Saturday, Jan. 28, 2012

Movie Review: Little tension despite there being a 'Man on a Ledge'

- McClatchy Newspapers

In "Man on a Ledge," a man named Nick Cassidy (Sam Worthington) checks into the Roosevelt Hotel in New York City, orders a champagne lunch and then climbs out of the window of his room on the 21st floor, threatening to jump.

A crowd of onlookers quickly gathers on the street to gawk and point. Police rush in to talk the man down. One detective (Ed Burns) doesn't have much luck. Another one, Detective Lydia Mercer (Elizabeth Banks), fares a little better. She's a negotiator who specializes in these sorts of stressful standoffs, although we learn her last suicide intervention failed after the guy she was trying to save jumped off a bridge anyway. But Nick is willing to talk to her -- at least for a while.

This setup would be perfectly fine, except for two things: Nick doesn't look the slightest bit suicidal, and director Asger Leth has already shown us a lengthy prologue in which we saw Nick bust out of prison, so we know there is more going on here than meets the eye.

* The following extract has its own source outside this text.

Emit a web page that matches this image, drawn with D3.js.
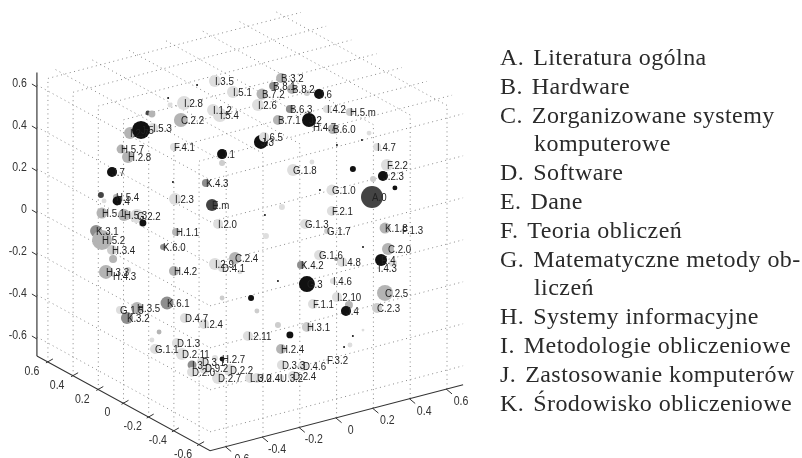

"Man on a Ledge" was written by Pablo F. Fenjves, who is big on the whole "things are not what they seem" style of storytelling, but not too fond of slowly revealing information and building tension. The movie lets us know much too soon, so we know that by standing on that ledge, Nick is simply providing a distraction for his brother Joey (Jamie Bell) and his acrobatic girlfriend Angie (Genesis Rodriguez) to pull off a "Mission: Impossible"-style heist in a building nearby. And when I say "Mission: Impossible"-style, I mean exactly like the Brian de Palma movie, complete with a scene in which the burglars hang in mid-air, suspended from the ceiling, breaking into a room where the floor is wired and an increase in temperature will set off alarms.

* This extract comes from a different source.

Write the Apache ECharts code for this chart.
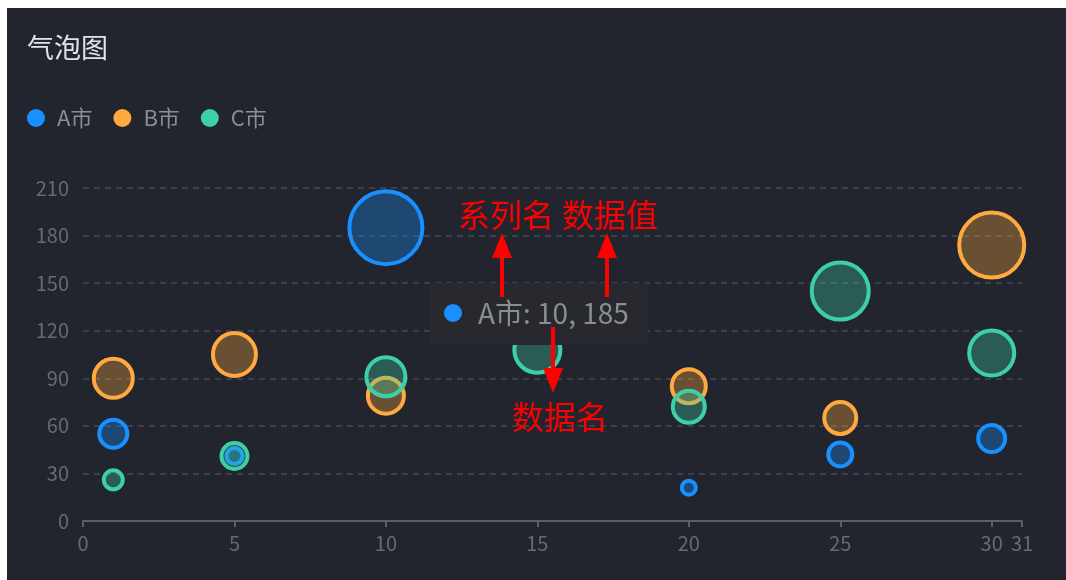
<!DOCTYPE html>
<html>
<head>
<meta charset="utf-8">
<script src="https://cdn.jsdelivr.net/npm/echarts@6/dist/echarts.min.js"></script>
<style>
html,body{margin:0;padding:0;background:#ffffff;width:1066px;height:580px;overflow:hidden;}
#chart{position:absolute;left:7px;top:8px;width:1059px;height:572px;}
</style>
</head>
<body>
<div id="chart"></div>
<script>
// ---- data ----
const titleText = '气泡图';
const seriesNames = ['A市', 'B市', 'C市'];
const seriesColors = ['#1890ff', '#ffa940', '#3dcfa7'];
const seriesFills = ['rgba(24,144,255,0.33)', 'rgba(255,169,64,0.33)', 'rgba(61,207,167,0.33)'];

const aX = [1, 5, 10, 15, 20, 25, 30];
const aY = [55, 41, 185, 140, 21, 42, 52];
const aSize = [28, 16, 73, 18, 14, 24, 27];

const bX = [1, 5, 10, 15, 20, 25, 30];
const bY = [90, 105, 79, 120, 85, 65, 174];
const bSize = [39, 43, 36, 20, 34, 32, 65];

const cX = [1, 5, 10, 15, 20, 25, 30];
const cY = [26, 41, 91, 108, 72, 145, 106];
const cSize = [19, 26, 39, 46, 32, 57, 45];

const xMin = 0, xMax = 31, xInterval = 5;
const yMin = 0, yMax = 210, yInterval = 30;

// tooltip shown for A市 third point
const tipSeries = 0, tipIndex = 2;
const annoTop1 = '系列名', annoTop2 = '数据值', annoBottom = '数据名';

// ---- build ----
const font = '"Noto Sans CJK SC", "Noto Sans", sans-serif';
const xs = [aX, bX, cX], ys = [aY, bY, cY], ss = [aSize, bSize, cSize];

const series = seriesNames.map((n, i) => ({
  name: n,
  type: 'scatter',
  data: xs[i].map((x, k) => [x, ys[i][k], ss[i][k]]),
  symbolSize: v => v[2],
  itemStyle: { color: seriesFills[i], borderColor: seriesColors[i], borderWidth: 4, opacity: 1 },
  emphasis: { disabled: true }
}));

const tipText = seriesNames[tipSeries] + ': ' + xs[tipSeries][tipIndex] + ', ' + ys[tipSeries][tipIndex];
const red = '#ff0000';

function upArrow(x, tipY, baseY, endY) {
  return [
    { type: 'rect', z: 101, shape: { x: x - 2, y: baseY - 1, width: 4, height: endY - baseY + 1 }, style: { fill: red } },
    { type: 'polygon', z: 101, shape: { points: [[x, tipY], [x - 10, baseY], [x + 10, baseY]] }, style: { fill: red } }
  ];
}
function downArrow(x, startY, baseY, tipY) {
  return [
    { type: 'rect', z: 101, shape: { x: x - 2, y: startY, width: 4, height: baseY - startY + 1 }, style: { fill: red } },
    { type: 'polygon', z: 101, shape: { points: [[x, tipY], [x - 10, baseY], [x + 10, baseY]] }, style: { fill: red } }
  ];
}

const option = {
  backgroundColor: '#22242e',
  animation: false,
  textStyle: { fontFamily: font },
  title: {
    text: titleText, left: 20, top: 26, padding: 0,
    textStyle: { color: '#e2e3e8', fontSize: 27, fontWeight: 'normal', fontFamily: font }
  },
  legend: {
    left: 20, top: 99, padding: 0,
    itemWidth: 32, itemHeight: 18, itemGap: 21,
    icon: 'circle',
    itemStyle: { borderWidth: 0, opacity: 1 },
    data: seriesNames.map((n, i) => ({ name: n, itemStyle: { color: seriesColors[i], borderWidth: 0, opacity: 1 } })),
    textStyle: { color: '#8b8e98', fontSize: 22, fontFamily: font }
  },
  grid: { left: 76, top: 180, right: 44, bottom: 59, containLabel: false },
  xAxis: {
    type: 'value', min: xMin, max: xMax, interval: xInterval,
    splitLine: { show: false },
    axisLine: { lineStyle: { color: '#5c5f6a', width: 2 } },
    axisTick: { show: true, length: 6, lineStyle: { color: '#5c5f6a', width: 2 } },
    axisLabel: { color: '#676a75', fontSize: 20, margin: 12, fontFamily: font }
  },
  yAxis: {
    type: 'value', min: yMin, max: yMax, interval: yInterval,
    axisLine: { show: false },
    axisTick: { show: false },
    splitLine: { lineStyle: { color: '#464954', type: [6, 5], width: 1.5 } },
    axisLabel: { color: '#676a75', fontSize: 20, margin: 14, fontFamily: font }
  },
  series: series,
  graphic: [
    { type: 'rect', z: 100, shape: { x: 423, y: 275, width: 218, height: 62, r: 4 }, style: { fill: '#27292e' } },
    { type: 'circle', z: 101, shape: { cx: 446, cy: 305, r: 9 }, style: { fill: seriesColors[tipSeries] } },
    { type: 'text', z: 101, x: 471, y: 305, style: { text: tipText, fill: '#8b8d94', font: '28px ' + font, verticalAlign: 'middle' } },
    { type: 'text', z: 101, x: 499, y: 207, style: { text: annoTop1, fill: red, font: '32px ' + font, align: 'center', verticalAlign: 'middle' } },
    { type: 'text', z: 101, x: 603, y: 207, style: { text: annoTop2, fill: red, font: '32px ' + font, align: 'center', verticalAlign: 'middle' } },
    { type: 'text', z: 101, x: 553, y: 409, style: { text: annoBottom, fill: red, font: '32px ' + font, align: 'center', verticalAlign: 'middle' } }
  ].concat(upArrow(495, 225, 250, 289), upArrow(600, 225, 250, 289), downArrow(546, 319, 360, 385))
};

const chart = echarts.init(document.getElementById('chart'), null, { renderer: 'canvas' });
chart.setOption(option);
</script>
</body>
</html>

Ed Harris is also in "Man on a Ledge," playing a sneering tycoon who likes to gloat when he one-ups his enemies, and Kyra Sedgwick is a Hispanic TV news reporter whose only discernable character trait is the exaggerated way she pronounces her last name "Morales" (the same way Jane Curtain used to say "Venezuela" on "Saturday Night Live's" Weekend Update.) The filmmakers try their best to give the movie momentum and tension, but that's almost impossible to do when you're constantly ahead of the characters. That's an unintentional consequence of the structure the script uses, constantly cutting away from the ledge to show us what is happening elsewhere.

The only mysteries in "Man on a Ledge" are the reasons for what the characters are doing, which is too puny an engine to drive such an unwieldy jalopy. Who cares? The other big question in the film: Has there ever been an actor as bland as Worthington given so many plum roles? This guy starred in "Avatar," "Terminator: Salvation" and "Clash of the Titans," yet he's so anonymous that I couldn't have cared less whether or not Nick made it through the movie alive.

Instead, "Man on a Ledge" just made me think of an old Van Halen song: "Jump."